When the movie first opens we see a deserted street with empty storefronts. The wind is howling and dirt is flying everywhere. The buildings appear to be rundown and abandoned but later we learn that this is not entirely the case. There is life behind the walls, struggling to survive. Part of the decay and destruction in this film comes from the colliding of the generations. It seems as though there are two main age groups dealt with, the young adult and the middle aged adult. Sonny seems to have a Mrs. Robinson like complex and sleeps with his basketball coaches wife. An interesting scene that displays this is the first time they have sex. They show both of them in the frame undressing.

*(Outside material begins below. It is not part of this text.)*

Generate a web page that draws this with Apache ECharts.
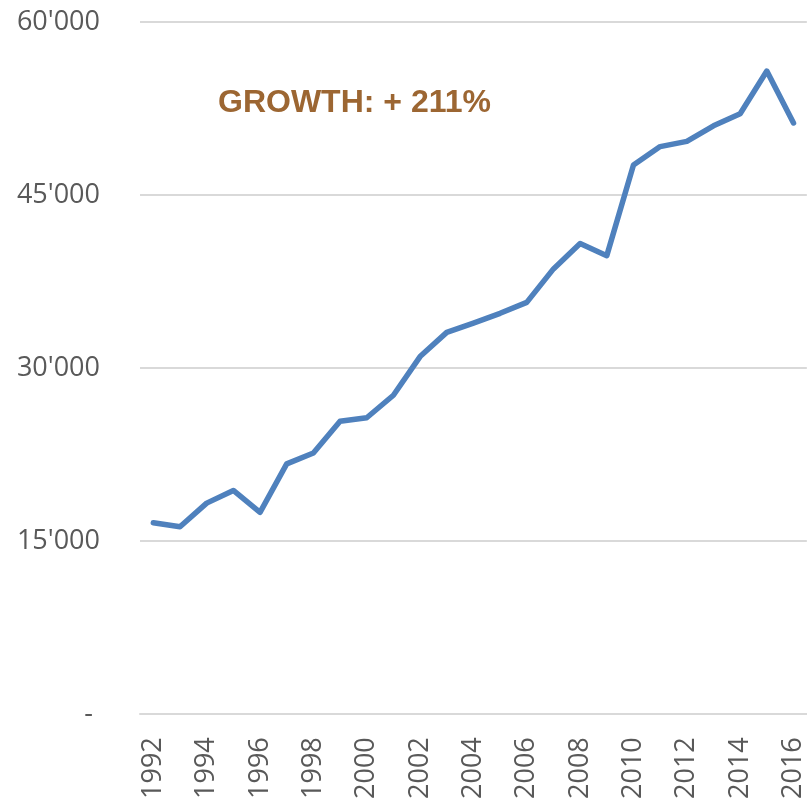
<!DOCTYPE html>
<html>
<head>
<meta charset="utf-8">
<script src="https://cdn.jsdelivr.net/npm/echarts@6/dist/echarts.min.js"></script>
<style>
  html, body { margin: 0; padding: 0; background: #fff; }
  #chart { width: 807px; height: 802px; }
</style>
</head>
<body>
<div id="chart"></div>
<script>
const years = ['1992','1993','1994','1995','1996','1997','1998','1999','2000','2001','2002','2003','2004',
  '2005','2006','2007','2008','2009','2010','2011','2012','2013','2014','2015','2016'];
const values = [16600, 16250, 18300, 19400, 17500, 21700, 22650, 25400, 25700, 27650, 31000, 33100, 33900,
  34750, 35700, 38600, 40800, 39750, 47600, 49200, 49650, 51000, 52050, 55750, 51250];
const yTicks = [0, 15000, 30000, 45000, 60000];
const growthLabel = 'GROWTH: + 211%';

const textColor = '#595959'
const lineColor = '#D9D9D9'

function fmt(v){
  if (v === 0) return '-\u00a0';
  return String(v).replace(/\B(?=(\d{3})+(?!\d))/g, "'");
}

const myChart = echarts.init(document.getElementById('chart'));
const option = {
  animation: false,
  title: {
    text: growthLabel,
    left: 213,
    top: 82,
    textStyle: {
      color: '#9C6632',
      fontFamily: 'Liberation Sans',
      fontWeight: 'bold',
      fontSize: 32
    }
  },
  grid: { left: 140, right: 0, top: 22, bottom: 85 },
  xAxis: {
    type: 'category',
    data: years,
    boundaryGap: true,
    axisLine: { lineStyle: { color: lineColor, width: 2 } },
    axisTick: { show: false },
    axisLabel: {
      interval: 1,
      rotate: 90,
      margin: 23,
      color: textColor,
      fontFamily: 'Open Sans',
      fontSize: 27
    }
  },
  yAxis: {
    type: 'value',
    min: yTicks[0],
    max: yTicks[yTicks.length - 1],
    interval: 15000,
    axisLine: { show: false },
    axisTick: { show: false },
    splitLine: { lineStyle: { color: lineColor, width: 2 } },
    axisLabel: {
      margin: 40,
      color: textColor,
      fontFamily: 'Open Sans',
      fontSize: 27,
      formatter: fmt
    }
  },
  series: [{
    type: 'line',
    data: values,
    symbol: 'none',
    lineStyle: { color: '#4F81BD', width: 5.5, cap: 'round', join: 'round' }
  }]
};
myChart.setOption(option);
</script>
</body>
</html>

Sonny is stumbling and pulling of his boots as he throws his jacket carelessly on the nearby chair. Simultaneously Ruth is undressing and hanging up her jackets and shirts. It isn't until she is almost completely undressed that she begins to falter and gets stuck in her slip. She is tearing away layers of her past and giving in to Sonny's youth. Nick is an older man that is a force in the small town. He seems to own and control everything that goes on in the tow. He is the epitome of longing. Nick looks at Sonny and Duane as if he wishes he could be young again and swimming with Lois. He talks about how the town was completely different when he was young and how there were mosquito trees back then. The generations collide as Sonny and Duane head off to Mexico. They are carefree and just want to escape and have a good time. As they pull away they say to Nick, "Think the town can get along without us till Monday?" Upon returning they see that the pool hall is closed, and the town is abandoned. Nick has died while they were away and nothing is the same after that moment. Sonny realizes that he can't waste his life anymore.
Several times throughout the film we see Billy sweeping. There is also a scene where Nick is using a brush to clean off the pool table. They are both trying to restore things to the way they used to be. Billy's muteness may be the result of many factors, but he is the only neutral character in the movie. He symbolizes both the past and the future. When he dies they seem to collide. The second to last scene also struck me as I was watching it. Sonny has returned to Ruth, seemingly for comfort and out of guilt more then anything else. They are sitting at the table clutching hands, and as the camera fades away there is a gun on the wall pointing towards Sonny's head. It seemed like a very foreboding image as I was watching it, and made me unsure of Sonny's future. He seems to have a good head on his shoulders, unlike many people in the town though. Then the scene fades into an image very much like how it began. The town is desolate once again and the wind is howling through it.